§ TASK PROMPT
Below are some entries. Transcribe the lines from the one holding "Clone this chart in seaborn and matplotlib." to the one holding "from matplotlib.lines import Line2D", inclusive, but not the pictures among them.

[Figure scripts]
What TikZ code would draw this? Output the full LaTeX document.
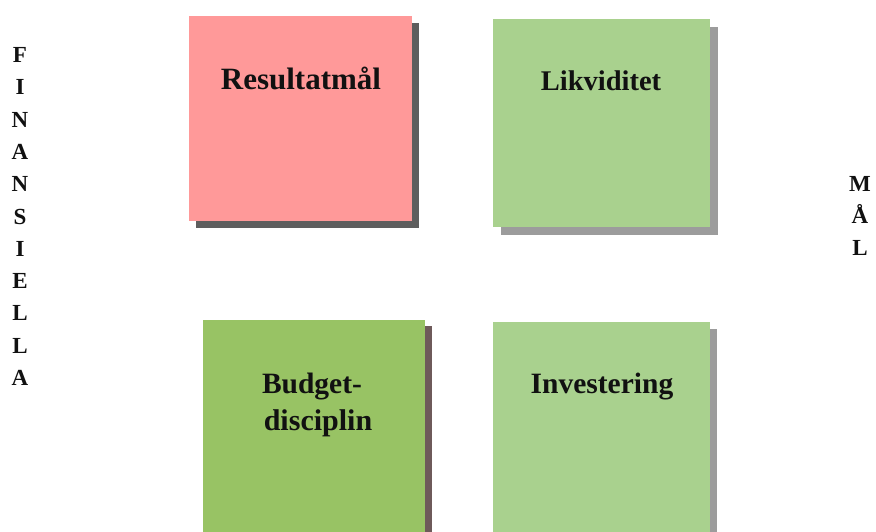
\documentclass[tikz,border=0pt]{standalone}
\usepackage{fontspec}
\setmainfont{Liberation Serif}
\usetikzlibrary{shadows}
\definecolor{pinkbox}{HTML}{FF9999}
\definecolor{lightgreen}{HTML}{A9D18E}
\definecolor{midgreen}{HTML}{98C364}
\definecolor{darkshadow}{HTML}{5E5E5E}
\definecolor{lightshadow}{HTML}{9C9C9C}
\definecolor{redshadow}{HTML}{6E5A5A}
\definecolor{txt}{HTML}{111111}
\tikzset{
  card/.style={rectangle, inner sep=0pt, anchor=north west, draw=none},
  cardtext/.style={anchor=base, font=\bfseries\fontsize{#1}{#1}\selectfont, text=txt, inner sep=0pt},
  sideword/.style={align=center, font=\bfseries\fontsize{23}{32.3}\selectfont, text=txt, inner sep=0pt}
}
\begin{document}
\begin{tikzpicture}[x=1pt,y=-1pt]
\useasboundingbox[fill=white] (0,0) rectangle (876,531);
% shadows
\fill[darkshadow] (196,23) rectangle (419,228);
\fill[lightshadow] (501,27) rectangle (718,235);
\fill[redshadow] (210,326) rectangle (432,540);
\fill[lightshadow] (500,329) rectangle (717,540);
% boxes
\node[card, fill=pinkbox, minimum width=223pt, minimum height=205pt] (res) at (189,16) {};
\node[card, fill=lightgreen, minimum width=217pt, minimum height=208pt] (lik) at (493,19) {};
\node[card, fill=midgreen, minimum width=222pt, minimum height=220pt] (bud) at (203,320) {};
\node[card, fill=lightgreen, minimum width=217pt, minimum height=218pt] (inv) at (493,322) {};
% texts
\node[cardtext=31] (tres) at (301,89) {Resultatmål};
\node[cardtext=28.5] (tlik) at (601,90) {Likviditet};
\node[cardtext=29.5] (tbud1) at (312,393) {Budget-};
\node[cardtext=30] (tbud2) at (318,430) {disciplin};
\node[cardtext=29.5] (tinv) at (602,393) {Investering};
% side words
\node[sideword] (fin) at (20,216.5) {F\\I\\N\\A\\N\\S\\I\\E\\L\\L\\A};
\node[sideword] (mal) at (860,216) {M\\Å\\L};
\end{tikzpicture}
\end{document}
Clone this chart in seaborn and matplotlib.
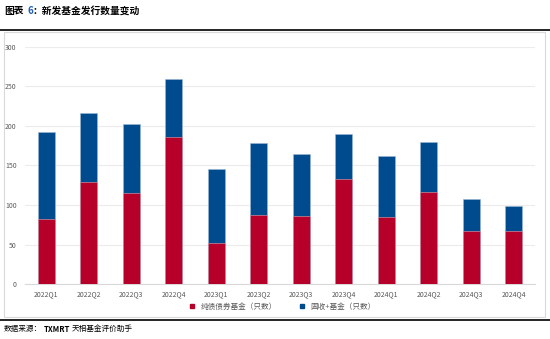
import matplotlib
matplotlib.use("Agg")
import matplotlib.pyplot as plt
import seaborn as sns
import pandas as pd
from matplotlib.patches import Rectangle
from matplotlib.lines import Line2D

quarters = ["2022Q1", "2022Q2", "2022Q3", "2022Q4", "2023Q1", "2023Q2",
            "2023Q3", "2023Q4", "2024Q1", "2024Q2", "2024Q3", "2024Q4"]
pure_bond = [82, 129, 115, 186, 52, 88, 86, 133, 85, 117, 67, 67]
fixed_plus = [110, 87, 87, 73, 93, 90, 79, 57, 77, 63, 41, 32]
yticks = [0, 50, 100, 150, 200, 250, 300]

RED = "#B70029"
BLUE = "#004B8D"
label_red = "纯债债券基金（只数）"
label_blue = "固收+基金（只数）"

sns.set_theme(style="white")
plt.rcParams["font.family"] = ["Noto Sans CJK SC", "DejaVu Sans"]

df = pd.DataFrame({"quarter": quarters, "pure": pure_bond,
                   "plus": fixed_plus})
df["total"] = df["pure"] + df["plus"]

fig = plt.figure(figsize=(5.5, 3.39), dpi=100)
ax = fig.add_axes([25 / 550, 1 - 284.3 / 339, 510 / 550, 237.8 / 339])

# outer chart frame
fig.patches.append(Rectangle((4 / 550, 1 - 317 / 339), 541 / 550, 285 / 339,
                             transform=fig.transFigure, fill=False,
                             edgecolor="#d9d9d9", linewidth=0.8, zorder=0))

# stacked bars: full height in blue, lower part in red
sns.barplot(data=df, x="quarter", y="total", color=BLUE, ax=ax, width=0.4,
            saturation=1, edgecolor="#9fb8d6", linewidth=0.4, zorder=2)
sns.barplot(data=df, x="quarter", y="pure", color=RED, ax=ax, width=0.4,
            saturation=1, edgecolor="#e2a3b0", linewidth=0.4, zorder=3)

ax.set_xlim(-0.5, len(quarters) - 0.5)
ax.set_ylim(0, 300)
ax.set_yticks(yticks)
ax.set_yticklabels([str(v) for v in yticks])
ax.set_xlabel("")
ax.set_ylabel("")
ax.grid(axis="y", color="#ececec", linewidth=0.8, zorder=0)
ax.set_axisbelow(True)
for s in ["top", "right", "left"]:
    ax.spines[s].set_visible(False)
ax.spines["bottom"].set_color("#d9d9d9")
ax.spines["bottom"].set_linewidth(0.8)
ax.tick_params(axis="both", length=0, labelsize=5, colors="#595959", pad=4)
ax.tick_params(axis="y", pad=6)

handles = [Line2D([], [], marker="s", linestyle="", color=RED, markersize=3),
           Line2D([], [], marker="s", linestyle="", color=BLUE, markersize=3)]
fig.legend(handles, [label_red, label_blue], loc="center",
           bbox_to_anchor=(280 / 550, 1 - 307 / 339), ncol=2, frameon=False,
           fontsize=5.5, handletextpad=0.1, columnspacing=2.2,
           labelcolor="#595959")

# title line
fig.text(4 / 550, 1 - 11 / 339, "图表", fontsize=7, fontweight="bold",
         color="black", va="center")
fig.text(27 / 550, 1 - 11 / 339, "6", fontsize=7, fontweight="bold",
         color="#1f5fb4", va="center")
fig.text(33 / 550, 1 - 11 / 339, "：新发基金发行数量变动", fontsize=7,
         fontweight="bold", color="black", va="center")

# rules above and below the chart
fig.add_artist(Line2D([0, 1], [1 - 30 / 339, 1 - 30 / 339],
                      transform=fig.transFigure, color="black", linewidth=1.2))
fig.add_artist(Line2D([0, 1], [1 - 320 / 339, 1 - 320 / 339],
                      transform=fig.transFigure, color="black", linewidth=1.2))

fig.text(4 / 550, 1 - 329 / 339, "数据来源：", fontsize=5.5, color="black",
         va="center")
fig.text(44 / 550, 1 - 329 / 339, "TXMRT", fontsize=5.5, fontweight="bold",
         color="black", va="center")
fig.text(72 / 550, 1 - 329 / 339, "天相基金评价助手", fontsize=5.5,
         color="black", va="center")

fig.savefig("out.png", dpi=100)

§ ANSWER
Clone this chart in seaborn and matplotlib.
import matplotlib
matplotlib.use("Agg")
import matplotlib.pyplot as plt
import seaborn as sns
import pandas as pd
from matplotlib.patches import Rectangle
from matplotlib.lines import Line2D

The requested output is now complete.